“Please keep your masks on at all times,” the PA on the subway reminded me every morning on my way to work. Sitting on the cranky, orange seats of the subway for forty-five minutes every day gave me plenty of time to ponder and plan lessons. However, the questions that were really on my mind were both bigger and more difficult to answer: what were and would be the effects of the pandemic on us as educators and on our students? 

After arriving at my station and checking to make sure my mask was properly covering my mouth and nose, I swiped my ID badge to enter my school building for the first time after six months of teaching online. It felt like the first day of school. The emotions and jitters were real, but I could not name the feelings that were emerging with every different step I took. My classroom felt like a distant space no longer recognizable to me. I could only imagine what it would feel like for my students. I unmasked for the time being and began uncovering the shelves and reorganizing the supplies for the students who were about to walk in. 

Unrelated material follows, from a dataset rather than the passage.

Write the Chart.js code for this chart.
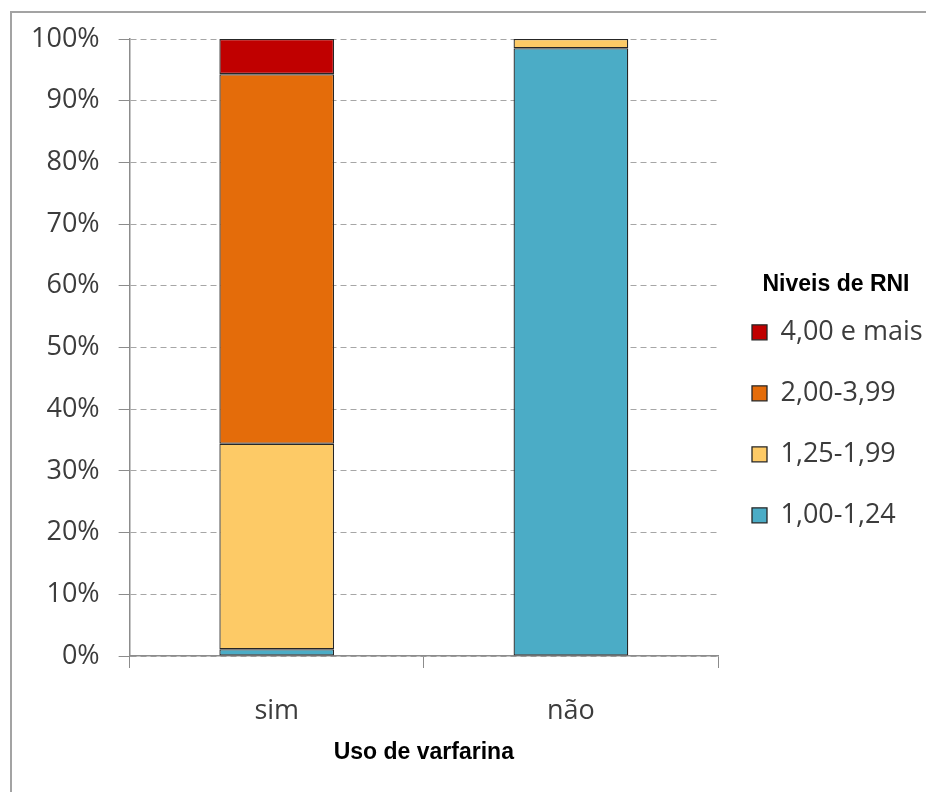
<!DOCTYPE html>
<html>
<head>
<meta charset="utf-8">
<script src="https://cdn.jsdelivr.net/npm/chart.js@4.4.1/dist/chart.umd.min.js"></script>
<style>
  html, body { margin: 0; padding: 0; background: #fff; }
  .wrap { position: relative; width: 926px; height: 792px; overflow: hidden; }
  .frame { position: absolute; left: 10px; top: 11px; right: -10px; bottom: -10px; border-left: 2px solid #a3a3a3; border-top: 2px solid #a3a3a3; }
  canvas { position: absolute; left: 0; top: 0; }
</style>
</head>
<body>
<div class="wrap">
  <div class="frame"></div>
  <canvas id="rni-chart" width="926" height="792"></canvas>
</div>
<script>
// Uso de varfarina x niveis de RNI (percentual por grupo)
const categories = ['sim', 'não'];
const faixa100a124 = [1.1, 98.5];
const faixa125a199 = [33.3, 1.5];
const faixa200a399 = [59.9, null];
const faixa400mais = [5.7, null];
const yTicks = [0, 10, 20, 30, 40, 50, 60, 70, 80, 90, 100];

const bodyFont = "'Open Sans', sans-serif";
const boldFont = "'Liberation Sans', Arial, sans-serif";

// fixed legend width so the plot keeps its size
const legendWidth = {
  id: 'legendWidth',
  beforeInit(chart) {
    const fit = chart.legend.fit;
    chart.legend.fit = function () {
      fit.call(this);
      this.width = 236;
    };
  }
};

const bar = (label, data, color) => ({
  label: label,
  data: data,
  backgroundColor: color,
  borderColor: '#262626',
  borderWidth: 1.3,
  borderSkipped: false,
  barPercentage: 0.39,
  categoryPercentage: 1
});

function drawChart() {
  Chart.defaults.font.family = bodyFont;
  Chart.defaults.color = '#3c3c3c';
  const ctx = document.getElementById('rni-chart').getContext('2d');

  new Chart(ctx, {
    type: 'bar',
    data: {
      labels: categories,
      datasets: [
        bar('1,00-1,24', faixa100a124, '#4BACC6'),
        bar('1,25-1,99', faixa125a199, '#FDCA66'),
        bar('2,00-3,99', faixa200a399, '#E46C0A'),
        bar('4,00 e mais', faixa400mais, '#C00000')
      ]
    },
    plugins: [legendWidth],
    options: {
      responsive: false,
      animation: false,
      layout: { padding: { left: 12, top: 39, right: -28, bottom: 26 } },
      plugins: {
        tooltip: { enabled: false },
        legend: {
          position: 'right',
          reverse: true,
          title: {
            display: true,
            text: 'Niveis de RNI',
            color: '#000',
            font: { family: boldFont, size: 23, weight: 'bold' },
            padding: { top: 31, bottom: -16 }
          },
          labels: {
            boxWidth: 15,
            boxHeight: 15,
            padding: 34,
            color: '#3c3c3c',
            font: { family: bodyFont, size: 27 }
          }
        }
      },
      scales: {
        x: {
          stacked: true,
          grid: {
            offset: true,
            drawOnChartArea: false,
            drawTicks: true,
            tickLength: 12,
            tickColor: '#8c8c8c'
          },
          border: { color: '#8c8c8c', width: 1.5 },
          ticks: { padding: 27, font: { family: bodyFont, size: 27 }, color: '#3c3c3c' },
          title: {
            display: true,
            text: 'Uso de varfarina',
            color: '#000',
            font: { family: boldFont, size: 23, weight: 'bold' },
            padding: { top: -16, bottom: 0 }
          }
        },
        y: {
          stacked: true,
          min: 0,
          max: 100,
          afterBuildTicks(scale) {
            scale.ticks = yTicks.map(v => ({ value: v }));
          },
          grid: {
            color: '#a6a6a6',
            lineWidth: 1,
            tickLength: 11,
            tickColor: '#8c8c8c',
            tickBorderDash: []
          },
          border: { color: '#8c8c8c', width: 1.5, dash: [6, 4] },
          ticks: {
            padding: 19,
            font: { family: bodyFont, size: 27 },
            color: '#3c3c3c',
            callback: v => v + '%'
          }
        }
      }
    }
  });
}

Promise.all([
  document.fonts.load("27px 'Open Sans'"),
  document.fonts.load("bold 23px 'Liberation Sans'")
]).catch(() => {}).then(drawChart);
</script>
</body>
</html>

Welcoming Students, With a New Trepidation

At multiple times and even though I was alone, though, I felt myself reaching for my mask to cover my emotions as I tried to digest and make sense of what this classroom now symbolized. Colleagues would walk in and ask, “Hi! How are you doing?” I’m worried, I thought. I’m frustrated. I’m excited to see my students again. I’m sad. I’m hopeful. Yet, my response was the cookie cutter expected response: “I’m great, and you? It’s great to see you.” Raised as a “third-culture” kid, constantly moving around from place to place, embracing various cultures and learning different languages, hoping to quickly adapt and belong to a new community, I never had the time, tools, or words to express or think about the feelings that emerged from those experiences.

A student’s voice brought me back to my senses as I turned and smiled, trying hard for my happiness to be felt through the fabric of my mask. I found myself welcoming the students into the classroom with the same question that had sparked so many emotions in me. “How are you doing? It’s great to see you.” Another student entered the room, gave me a 6-feet-apart hug, and I asked yet again, “How are you doing? Come on in!”

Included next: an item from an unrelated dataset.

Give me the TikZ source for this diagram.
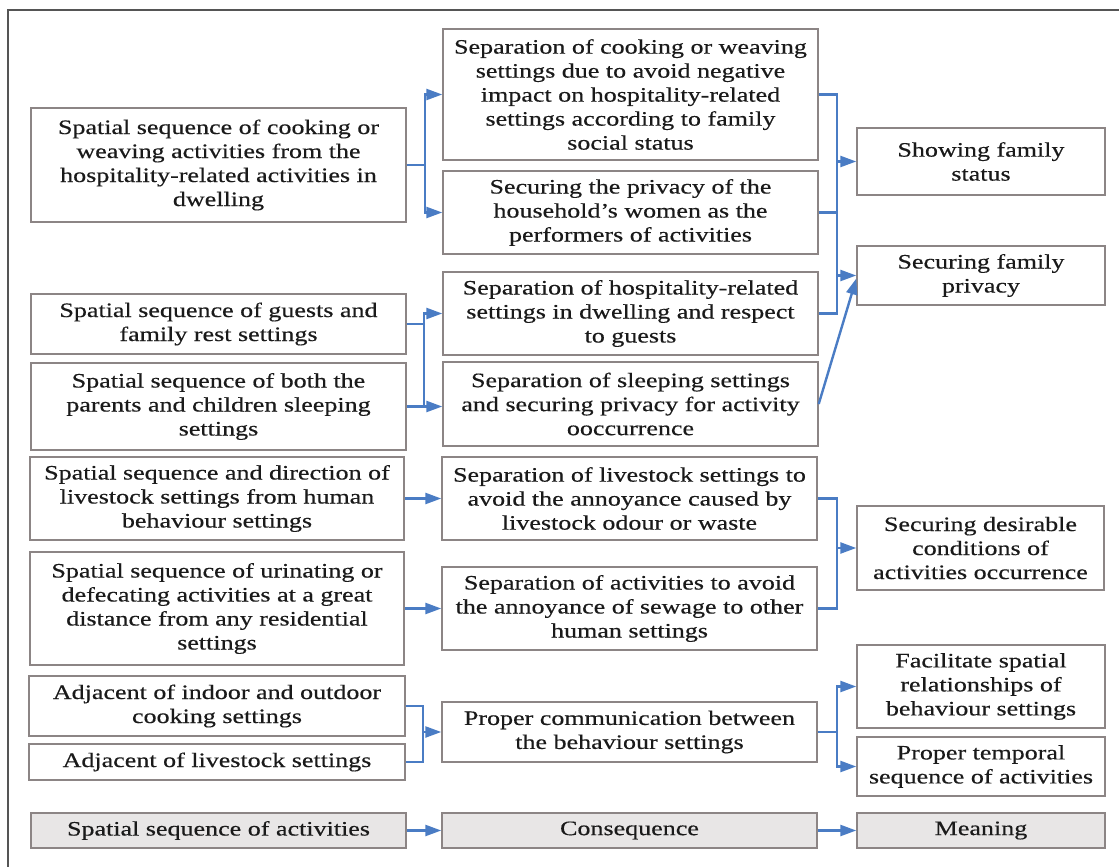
\documentclass[tikz,border=0pt]{standalone}
\usepackage{fontspec}
\setmainfont{Liberation Serif}[FakeStretch=1.27,FakeBold=0.4]
\usetikzlibrary{arrows.meta}
\definecolor{boxline}{HTML}{8C8585}
\definecolor{linkblue}{HTML}{4A7CC4}
\definecolor{keyfill}{HTML}{E8E6E6}
\definecolor{inkc}{HTML}{1A1A1A}
\definecolor{framec}{HTML}{555555}
\tikzset{
  box/.style={draw=boxline, line width=1.4pt, fill=white, align=center,
    inner sep=0pt, text=inkc,
    font=\fontsize{20.5}{24}\selectfont},
  keybox/.style={box, fill=keyfill},
  conn/.style={draw=linkblue, line width=2.4pt},
  arr/.style={conn, -{Triangle[length=16pt,width=11pt]}},
}
\begin{document}
\begin{tikzpicture}[x=1pt,y=-1pt]
\useasboundingbox (0,0) rectangle (1119,867);
\begin{scope}
\clip (0,0) rectangle (1119,867);
\draw[framec, line width=1.6pt] (8,880) -- (8,10) -- (1130,10);
\end{scope}

% left column: spatial sequence of activities
\node[box, minimum width=375pt, minimum height=114pt] (L1) at (218.5,165)
  {Spatial sequence of cooking or\\weaving activities from the\\hospitality-related activities in\\dwelling};
\node[box, minimum width=375pt, minimum height=60pt] (L2) at (218.5,324)
  {Spatial sequence of guests and\\family rest settings};
\node[box, minimum width=375pt, minimum height=87pt] (L3) at (218.5,406.5)
  {Spatial sequence of both the\\parents and children sleeping\\settings};
\node[box, minimum width=374pt, minimum height=83pt] (L4) at (217,498.5)
  {Spatial sequence and direction of\\livestock settings from human\\behaviour settings};
\node[box, minimum width=374pt, minimum height=113pt] (L5) at (217,608.5)
  {Spatial sequence of urinating or\\defecating activities at a great\\distance from any residential\\settings};
\node[box, minimum width=376pt, minimum height=60pt] (L6) at (217,706)
  {Adjacent of indoor and outdoor\\cooking settings};
\node[box, minimum width=376pt, minimum height=36pt] (L7) at (217,762)
  {Adjacent of livestock settings};
\node[keybox, minimum width=375pt, minimum height=35pt] (L8) at (218.5,830.5)
  {Spatial sequence of activities};

% middle column: consequences
\node[box, minimum width=375pt, minimum height=131pt] (M1) at (630.5,94.5)
  {Separation of cooking or weaving\\settings due to avoid negative\\impact on hospitality-related\\settings according to family\\social status};
\node[box, minimum width=375pt, minimum height=83pt] (M2) at (630.5,212.5)
  {Securing the privacy of the\\household’s women as the\\performers of activities};
\node[box, minimum width=375pt, minimum height=83pt] (M3) at (630.5,313.5)
  {Separation of hospitality-related\\settings in dwelling and respect\\to guests};
\node[box, minimum width=375pt, minimum height=84pt] (M4) at (630.5,404)
  {Separation of sleeping settings\\and securing privacy for activity\\ooccurrence};
\node[box, minimum width=375pt, minimum height=83pt] (M5) at (629.5,498.5)
  {Separation of livestock settings to\\avoid the annoyance caused by\\livestock odour or waste};
\node[box, minimum width=375pt, minimum height=83pt] (M6) at (629.5,608.5)
  {Separation of activities to avoid\\the annoyance of sewage to other\\human settings};
\node[box, minimum width=375pt, minimum height=60pt] (M7) at (629.5,732)
  {Proper communication between\\the behaviour settings};
\node[keybox, minimum width=375pt, minimum height=35pt] (M8) at (629.5,830.5)
  {Consequence};

% right column: meanings
\node[box, minimum width=248pt, minimum height=67pt] (R1) at (981,161.5)
  {Showing family\\status};
\node[box, minimum width=248pt, minimum height=59pt] (R2) at (981,275.5)
  {Securing family\\privacy};
\node[box, minimum width=247pt, minimum height=84pt] (R3) at (980.5,548)
  {Securing desirable\\conditions of\\activities occurrence};
\node[box, minimum width=248pt, minimum height=83pt] (R4) at (981,686.5)
  {Facilitate spatial\\relationships of\\behaviour settings};
\node[box, minimum width=248pt, minimum height=59pt] (R5) at (981,766.5)
  {Proper temporal\\sequence of activities};
\node[keybox, minimum width=248pt, minimum height=35pt] (R6) at (981,830.5)
  {Meaning};

% bracket rails
\coordinate (va) at (425,0);
\coordinate (vb) at (424,0);
\coordinate (vc) at (423,0);
\coordinate (vr) at (837,0);

% cooking / weaving sequence
\draw[conn] (L1.east) -- (L1.east -| va);
\draw[arr] (L1.east -| va) |- (M1.west);
\draw[arr] (L1.east -| va) |- (M2.west);

% guests and sleeping sequences
\draw[conn] (L2.east) -- (L2.east -| vb);
\draw[arr] (L3.east -| vb) |- (M3.west);
\draw[arr] (L3.east) -- (L3.east -| M4.west);

% livestock and sewage
\draw[arr] (L4.east) -- (M5.west);
\draw[arr] (L5.east) -- (M6.west);

% adjacency
\draw[conn] (L6.east) -- (L6.east -| vc) -- (L7.east -| vc) -- (L7.east);
\draw[arr] (M7.west -| vc) -- (M7.west);

% consequences to meanings
\draw[conn] (M1.east) -- (M1.east -| vr) -- (M3.east -| vr) -- (M3.east);
\draw[conn] (M2.east) -- (M2.east -| vr);
\draw[arr] (R1.west -| vr) -- (R1.west);
\draw[arr] (R2.west -| vr) -- (R2.west);
\draw[arr] (M4.east) -- ([yshift=-3pt]R2.west);

\draw[conn] (M5.east) -- (M5.east -| vr) -- (M6.east -| vr) -- (M6.east);
\draw[arr] (R3.west -| vr) -- (R3.west);

\draw[conn] (M7.east) -- (M7.east -| vr);
\draw[arr] (M7.east -| vr) |- (R4.west);
\draw[arr] (M7.east -| vr) |- (R5.west);

% key row
\draw[arr] (L8.east) -- (M8.west);
\draw[arr] (M8.east) -- (R6.west);
\end{tikzpicture}
\end{document}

Why was I even asking them this question? Their responses were robotic and rehearsed, “Good,” and “I’m fine.” How could they be fine, good, okay? How could students be coming back in the midst of a pandemic that disrupted their lives and be good? 

After my students came and sat in their usual circle spots for Morning Meeting, I looked at them, looked into their eyes. Things simply seemed different. They were quieter than usual, and harder to read. We started Morning Meeting, trying to get to know each other again, to uncover who was really hidden behind our masks. I noticed one student had not shared or participated in our meeting at all. As we started some independent work, I walked over to her, and I asked her, “How are you doing?” 

I noticed her rolling her eyes and blinking more slowly. Upon some insistence, she said something that made all the puzzle pieces finally fall into place. She looked at me intently and whispered, “I don’t even know how I am doing. I don’t know how I am feeling.”

I don’t know how I am feeling. I don’t know how I am feeling. Her words echoed in my mind for the rest of the day and pointed me towards Brene Brown’s Atlas of the Heart book sitting on my bookshelf waiting to be opened. According to Brown, “those who are able to distinguish between a range of various emotions ‘do much, much better at managing the ups and downs of ordinary existence than those who see everything in black and white.’” Brown says that language shapes emotion, and as educators, helping students develop this language can invariably support them in developing strategies to self-regulate throughout the school day.

Through continuous inner reflection the next couple of days, I found myself trying to identify the precise language to finally unmask myself and name my own emotions. 

Creating Brave Spaces for Learning and Thriving

We need to transform our classrooms into brave spaces where we give time for students to reflect and develop the language to understand their emotions, spaces where we honor students’ feelings as a way to help them connect with each other and build skills to help them cope with ever-changing situations. 

We need to also rebuild ourselves. The ability to label emotional experience and develop a wide range of emotional vocabulary is directly related to greater emotional regulation and psychological well-being. Given the recent need to literally and figuratively hide behind different constraints, social emotional awareness and development in schools has become increasingly important. Our masks need to be lifted, and emotions need to be normalized in and out of the school setting. In my classroom today, I begin with daily mental health check-in routines for students that invite them to assess how they are showing up to school each day, and name emotions.

Through my own reflection and my work with students, I have come to appreciate the extent to which this work of unmasking language helps us to understand ourselves, to self-regular, and to learn. We need to amplify social-emotional learning in all learning spaces so that students can unmask themselves, learn, and thrive.